Nigeria’s insurance industry experiences unprecedented transformation as the newly signed Nigerian Insurance Industry Reform Act creates opportunities for enhanced market penetration and strengthened financial inclusion across the country.
The landmark legislation, recently signed into law by President Bola Tinubu, is projected to increase insurance penetration from the current 0.6% to 2.5% within five years, potentially generating additional premium income of N2.8 trillion annually. Industry experts estimate the reforms could create 75,000 direct jobs while enhancing the sector’s contribution to Nigeria’s GDP.
Market capitalization of insurance companies is expected to increase by 180% following the implementation of enhanced regulatory frameworks and modernized operational standards. The Act establishes stronger consumer protection mechanisms, streamlined claims processes, and improved risk management protocols that address longstanding industry challenges.
Kunle Ahmed, Chairman of the Nigerian Insurers Association, described the legislation as “a transformative milestone that positions insurance as a robust pillar in Nigeria’s economic architecture.” The reforms align with President Tinubu’s vision of achieving a $1 trillion economy by 2030.
The Act introduces mandatory insurance coverage for key economic sectors, including agriculture, transportation, and small-scale manufacturing. These provisions are projected to generate N850 billion in additional premium income while providing essential risk protection for Nigeria’s expanding economy.
Technology integration requirements within the new framework mandate digital payment systems, online policy management platforms, and real-time claims processing capabilities. These technological upgrades are expected to reduce operational costs by 35% while improving customer service delivery across all market segments.
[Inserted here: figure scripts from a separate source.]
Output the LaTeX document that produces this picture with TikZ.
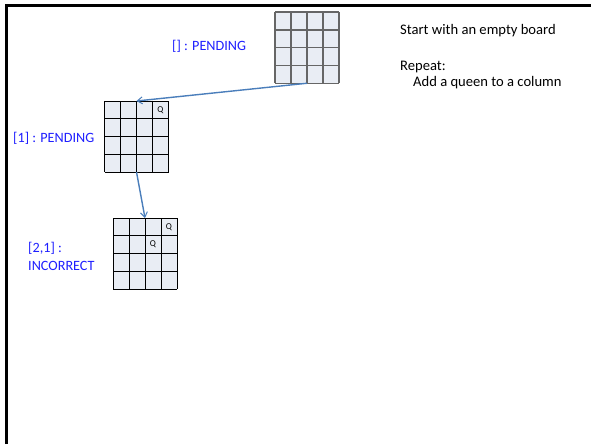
\documentclass[tikz,border=0pt]{standalone}
\usepackage{fontspec}
\setmainfont{Carlito}
\usetikzlibrary{arrows.meta,calc}
\definecolor{cellfill}{HTML}{E9EDF4}
\definecolor{arrowblue}{HTML}{4A7EBB}
\definecolor{labelblue}{HTML}{1F1FFF}
\tikzset{
  x=1pt,y=-1pt,
  frameline/.style={line width=2.4pt,black},
  boardbox/.style={draw=none,fill=cellfill,minimum width=64pt,minimum height=71pt,inner sep=0pt,outer sep=0pt},
  gridthin/.style={black,line width=0.9pt},
  gridgray/.style={black!60,line width=1.5pt},
  flowarrow/.style={arrowblue,line width=1.4pt,-{Straight Barb[length=5pt,width=7pt,line width=1pt]}},
  lbl/.style={labelblue,font=\fontsize{14.2}{16}\selectfont,anchor=west,inner sep=0pt},
  note/.style={black,font=\fontsize{14.6}{16}\selectfont,anchor=west,inner sep=0pt},
  queen/.style={black,font=\fontsize{9}{10}\selectfont,inner sep=0pt}
}
\newcommand{\drawgrid}[2]{%
  \foreach \i in {0,1,2,3,4} {
    \draw[#2] ($(#1.north west)+(16*\i,0)$) -- ($(#1.south west)+(16*\i,0)$);
    \draw[#2] ($(#1.north west)+(0,17.75*\i)$) -- ($(#1.north east)+(0,17.75*\i)$);
  }}
\begin{document}
\begin{tikzpicture}
\useasboundingbox (0,0) rectangle (591,444);
\draw[frameline] (6.5,444) -- (6.5,5.5) -- (591,5.5);
% boards
\node[boardbox] (b1) at (307,47.75) {};
\drawgrid{b1}{gridgray}
\node[boardbox] (b2) at (136.5,136.5) {};
\drawgrid{b2}{gridthin}
\node[boardbox] (b3) at (145,253.5) {};
\drawgrid{b3}{gridthin}
% queens
\node[queen] (q2) at ($(b2.north west)+(56,9)$) {Q};
\node[queen] (q3a) at ($(b3.north west)+(56,9)$) {Q};
\node[queen] (q3b) at ($(b3.north west)+(40,26.6)$) {Q};
% arrows
\draw[flowarrow] (b1.south) -- (b2.north);
\draw[flowarrow] (b2.south) -- (b3.north);
% labels
\node[lbl] (l1) at (172,46) {[] : PENDING};
\node[lbl] (l2) at (13,138) {[1] : PENDING};
\node[lbl] (l3a) at (28,248) {[2,1] :};
\node[lbl] (l3b) at (28,266) {INCORRECT};
\node[note] (n1) at (400,31) {Start with an empty board};
\node[note] (n2) at (400,67) {Repeat:};
\node[note] (n3) at (413,83) {Add a queen to a column};
\end{tikzpicture}
\end{document}
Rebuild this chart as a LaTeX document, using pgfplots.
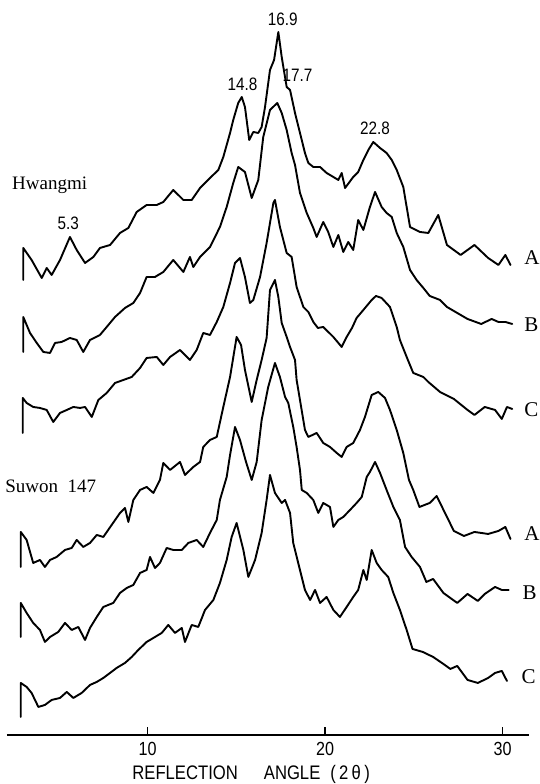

“This legislation represents our collective commitment to building a more resilient and customer-centric insurance ecosystem,” Ahmed emphasized. The NIA pledges comprehensive support for implementation through capacity-building programs, stakeholder engagement initiatives, and technical assistance for member companies.
Regulatory compliance timelines indicate full implementation by January 2026, with phased adoption of new standards beginning in the fourth quarter of 2025. The National Insurance Commission has established dedicated support teams to ensure seamless transition and address implementation challenges.
Foreign investment opportunities created by the reforms are projected to attract $1.2 billion in international capital over the next three years. Enhanced regulatory standards and improved market transparency make Nigeria increasingly attractive to global insurance companies seeking expansion opportunities in emerging markets.
The Act’s emphasis on financial inclusion targets previously underserved populations, with specific provisions for micro-insurance products, agricultural coverage, and small business protection schemes. These initiatives support broader government objectives of poverty reduction and economic empowerment.
Early implementation indicators suggest premium growth rates could reach 25% annually, driven by increased market confidence, expanded product offerings, and improved regulatory oversight. The insurance sector’s enhanced stability contributes significantly to Nigeria’s overall financial system resilience.